MONTREAL/CHICAGO 3 (Reuters) - Canadian Pacific Railway Ltd (CP.TO) said on Wednesday it is looking at all legal options in response to what it described as concerted efforts by certain U.S. railroads to block its proposed merger with Norfolk Southern Corp (NSC.N).
“It is unfortunate that CP must consider the use of litigation to ensure a level playing field and protect its rights,” CP, Canada’s second-largest railroad, said in a statement.
CP’s $28 billion plan to buy Norfolk Southern has garnered support from more than 80 shippers, but is being opposed by Norfolk Southern and a number of industry groups and other rail customers.
Some U.S. railroads said on Wednesday they were not participating in any anti-competitive activities.

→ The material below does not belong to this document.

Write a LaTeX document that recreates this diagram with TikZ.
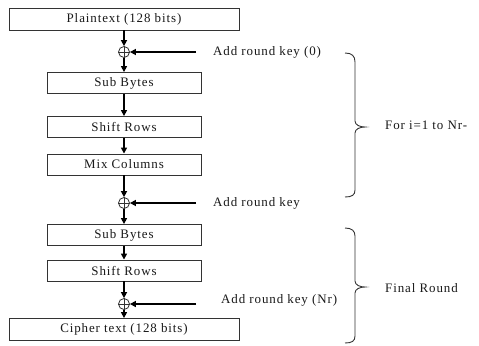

“CSX (CSX.O) has not been part of, nor is it aware of, any anti-competitive activities related to mergers, or otherwise, in the railroad industry,” spokeswoman Melanie Cost said by email.
A spokesman for BNSF Railway Co [BNISF.UL] declined to comment.
CP has previously raised concerns that U.S. railroads were working collectively to oppose its proposed merger with Norfolk Southern. In January, CP said in a statement that it asked the U.S. Department of Justice to “review” the actions of certain railroads “who have stated publicly that they are organizing a collective campaign” to block industry mergers.
A CP spokesman said on Wednesday that the railroad has not been in contact with the Department of Justice since sending that request.
The proposed merger, announced in November, would come under regulatory scrutiny from the Surface Transportation Board over its impact on the U.S. rail market, in particular the possibility it could spark competition-crushing rival deals, according to former regulators and analysts.
It would be the first deal reviewed by the STB since the U.S. rail regulator rewrote merger rules in 2001.
Canadian Pacific said on Wednesday that it has asked the STB for an order that would confirm the viability of a voting trust, the complex deal structure that it intends to use in its proposed takeover of Norfolk Southern. In February, CP said it would seek an STB order on the rarely used structure, which would allow Canadian Pacific and Norfolk Southern to remain independent until their merger wins regulatory approval, but yet allows the U.S. railroad’s shareholders to be paid before the deal closes.
On Tuesday, the Wall Street Journal reported that Canadian Pacific approached CSX in January about a takeover, but the railroad rebuffed CP’s advances.